Ask anyone about Woody Allen and Mia Farrow and there will be some level of awareness – of their respective film careers and also of the horrifying implosion of their family nearly three decades ago, amid accusations that Allen had abused their daughter Dylan and started a relationship with Farrow’s adopted daughter, Soon-Yi Previn.

What we remember of that 1992 story is largely driven by media headlines, the spikes in the narrative when it became the lead item on the evening news. But the larger story is more complex and, ultimately, more devastating.

Absent but very present: Allen v. Farrow explores the implosion of Woody Allen and Mia Farrow’s family.Credit:Photo: Matt Sayles/AP

Granted extraordinary access by the Farrow family, but without the cooperation of Allen, filmmakers Kirby Dick, Amy Ziering and Amy Herdy have painstakingly built in Allen v. Farrow, a four-part documentary, what feels like a powerful case for the prosecution.

“There’s so much misinformation, there’s so much obfuscation, and so many lies,” says Dylan Farrow. “I have been subjected to every kind of doubt, and every kind of scrutiny and every kind of humiliation over this. In the last 20 years he was able to just run amok.”

In a way it’s hard not to take a side in this story, because the media noise machine was fed so many of the details. At the same time you have to come at the documentary with an open mind, and the understanding that like all complex stories, what is broken down in the public narrative is the smallest fraction of a larger mosaic.

Dylan Farrow acquits herself well, speaking with great clarity. And despite the difficult subject and the damage all of this has so plainly wrought on her family, she remarkably lacks bitterness. Watching her flick through scrapbooks, compiled by her mother, from which images of Allen have been excised, is particularly affecting.

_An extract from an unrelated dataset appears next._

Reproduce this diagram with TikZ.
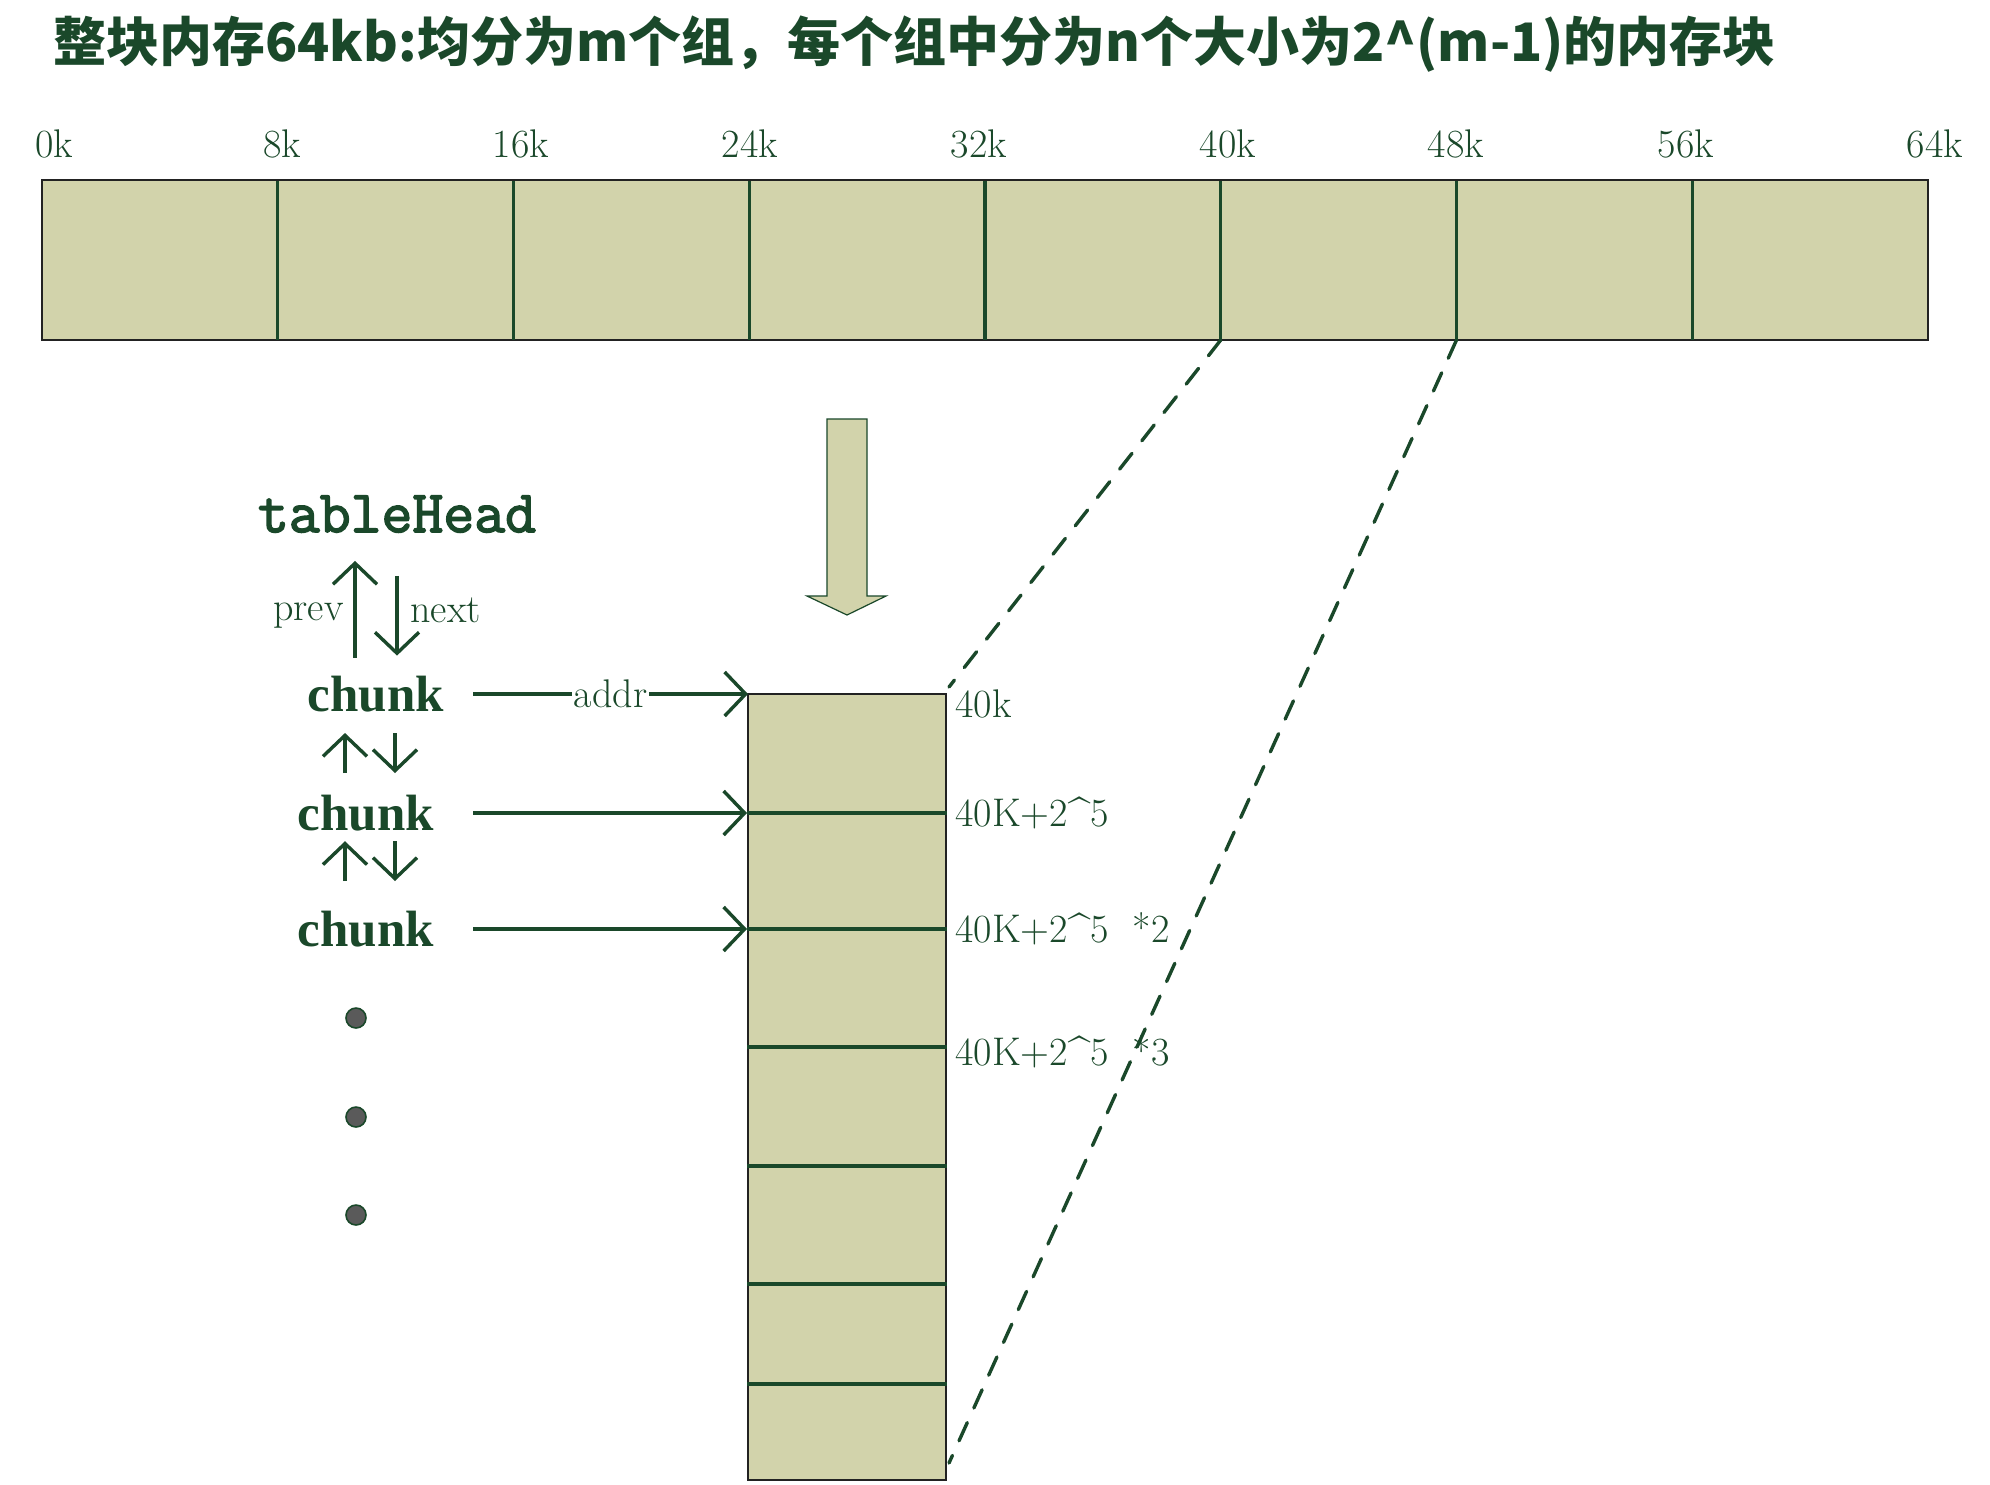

Mia Farrow with daughter Dylan in 2016. Credit:Getty

The series is as much a biography as an extrapolation of the headlines which surrounded the couple’s split, and the accusations of abuse which were levelled at Allen. In particular, the series traces Allen and Farrow’s courtship and his discomfort with media scrutiny. There are glimpses into Farrow’s fame – at its height the ’60s soap she starred in, Peyton Place, was watched by 60 million viewers – and the rich family life she spent decades building.

The documentary features interviews with most of the Farrow family, but notably Dylan, Mia and her son Ronan, now a journalist for The New Yorker and part of the wave of #MeToo journalism in the last few years. Others, such as family friend Casey Pascal and Mia’s sister Tisa, also speak. Conspicuously absent is Allen, though each episode ends with a caveat on his behalf: that he denies ever having been sexually inappropriate or abusive with Dylan.

And yet Allen is suffused into every frame of the series. Either photographically or, through the use of the audio version of his 2020 biography, Apropos of Nothing, as a sort of quasi-narrator. His running commentary is startling in some ways, but offers powerful insight and much-needed context to events. It also serves, as Allen’s relationship with Farrow’s daughter Soon-Yi is brought into the story, as a sort of audio confessional.

Ultimately Allen v. Farrow is a heartbreaking story of the unravelling of a family. It’s hard to accept it is unbiased, but at the same time it presents a remarkably detailed case. Particularly compelling is the extent to which Hollywood has failed to reckon with itself, and the part it has played in the hard-spun narrative of Allen’s innocence and the unreliability of both Mia and Dylan as witness and victim. Watching Allen greeted with standing ovations is extremely uncomfortable. Perhaps rightly so.

This is a compelling piece of television, powered by the unflinching candour of the participants and the high level of detail in the final assembly. “We were a family and he was in my home as my partner, and as such he had responsibilities, you know?” Farrow says. “You don’t get to have sex with my children. That isn’t part of the deal.”